2 Replies to “What is ‘real’ Innovation?”

  1. First of all I hope your getting kick-backs from Simon Sinek. Second of all innovation is hard today. What is innovative? What is a new product for that matter? A totally new product is almost impossible if not impossible in this day and age. And I'm not talking about the jaded take and existing product and put a clock in it kind of thing or in this day and age take and existing product and put the internet into it.
    No product or invention exists in a vacuum, all innovation is to some degree reliant on past invention and discoveries. I would also argue that innovation is reliant on the society as much as inspiration. You mentioned the fax machine, well this is a case in point, the fax machine or Pantelegraph as it was known had been around since 1846 in fact Napoleon used one to transmit sketches of his conquests back to France. Yet it wasn't a revolution till the 1980's over 120 years after it had been invented….why?
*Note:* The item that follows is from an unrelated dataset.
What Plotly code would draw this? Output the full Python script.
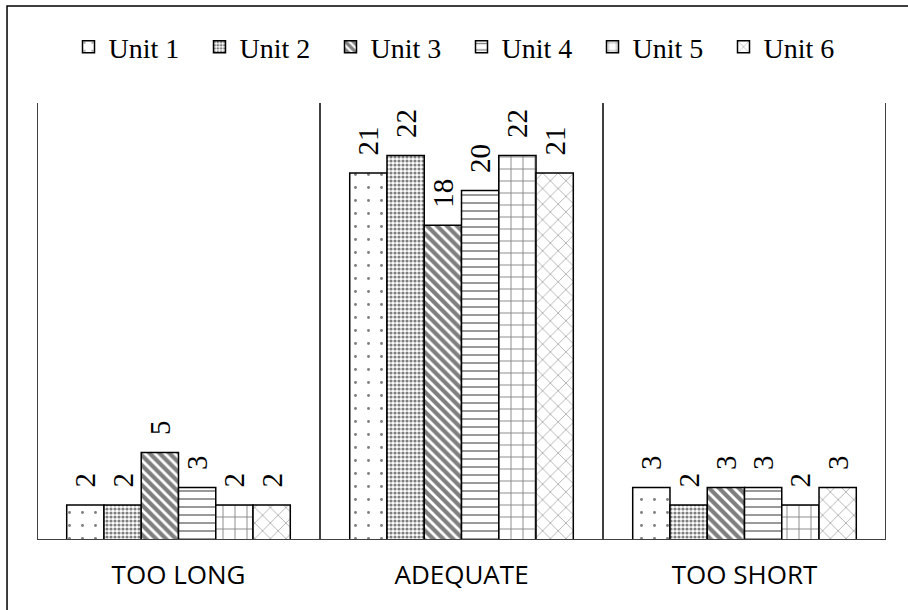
import plotly.graph_objects as go

categories = ["TOO LONG", "ADEQUATE", "TOO SHORT"]
series_names = ["Unit 1", "Unit 2", "Unit 3", "Unit 4", "Unit 5", "Unit 6"]
unit1 = [2, 21, 3]
unit2 = [2, 22, 2]
unit3 = [5, 18, 3]
unit4 = [3, 20, 3]
unit5 = [2, 22, 2]
unit6 = [2, 21, 3]
series_values = [unit1, unit2, unit3, unit4, unit5, unit6]

patterns = [
    dict(shape=".", size=13, solidity=0.04),
    dict(shape=".", size=4, solidity=0.5),
    dict(shape="\\", size=7, solidity=0.6),
    dict(shape="-", size=8, solidity=0.2),
    dict(shape="+", size=12, solidity=0.14),
    dict(shape="x", size=11, solidity=0.1),
]

label_font = dict(family="Liberation Serif, Times New Roman, serif", size=29, color="black")

fig = go.Figure()
for name, vals, pat in zip(series_names, series_values, patterns):
    fig.add_trace(go.Bar(
        name=name, x=categories, y=vals,
        marker=dict(color="white", line=dict(color="black", width=1.5),
                    pattern=dict(fgcolor="black", bgcolor="white", **pat)),
        texttemplate="\u00a0\u00a0%{y}", textposition="outside", textangle=-90,
        textfont=label_font, outsidetextfont=label_font,
        constraintext="none", cliponaxis=False,
    ))

shapes = []
for xv in [-0.5, 0.5, 1.5, 2.5]:
    shapes.append(dict(type="line", xref="x", yref="y", x0=xv, x1=xv, y0=0, y1=25,
                       line=dict(color="black", width=1.5)))
shapes.append(dict(type="line", xref="x", yref="y", x0=-0.5, x1=2.5, y0=0, y1=0,
                   line=dict(color="#404040", width=2)))
shapes.append(dict(type="rect", xref="paper", yref="paper", x0=-0.0353, x1=1.04,
                   y0=-0.2, y1=1.222, line=dict(color="black", width=1.5)))

fig.update_layout(
    width=908, height=610,
    margin=dict(l=37, r=22, t=103, b=70),
    paper_bgcolor="white", plot_bgcolor="white",
    barmode="group", bargap=0.21, bargroupgap=0,
    shapes=shapes,
    showlegend=True,
    legend=dict(orientation="h", x=0.5, xanchor="center", y=1.128, yanchor="middle",
                font=dict(family="Liberation Serif", size=28, color="black"),
                entrywidth=86, traceorder="normal", itemwidth=30),
    xaxis=dict(range=[-0.5, 2.5], showgrid=False, zeroline=False, showline=False,
               ticks="", ticklabelstandoff=17,
               tickfont=dict(family="Open Sans", size=26, color="black")),
    yaxis=dict(range=[0, 25], visible=False),
)

fig.write_html("out.html", config={"displayModeBar": False},
               post_script="document.body.style.margin='0';document.body.style.overflow='hidden';")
Well for one thing telephone infrastructure had to catch up with it then the cost of three key technologies had to drop through production and customer acceptance.
    So to innovate in the way that Simon Sinek wants too you have to innovate for your audience. There are myriad of examples of innovations that were clearly better than the alternatives not being taken up by the public.
    Betamax, The EV1, The Amiga, The Acorn. Edison may have been lauded for inventing the light-bulb (he didn't) but he almost cost the world Alternating Current which would have put the propagation of electricity around the world back 20 years. So where is the incentive to innovate when all the truly innovative products get looked over for better marketed safer ones? Take Xerox in the late 70's they too the brightest people from around the world, gave them jobs and told them Innovate!! So they did and out of Parcs came the GUI, computer networking, the Laser printer, the 32bit OS. And what happened? It got stolen by Apple and Microsoft.

  2. For all intent of businesses these days innovation is being defined as

    New to world products.
    New product lines.
    Product amendments.
    Product rebranding.
    As well as a few other definitions.

    A simple rebranding of one product may generate huge amounts of profits.

    Being inventive compared to innovative is where lines cross.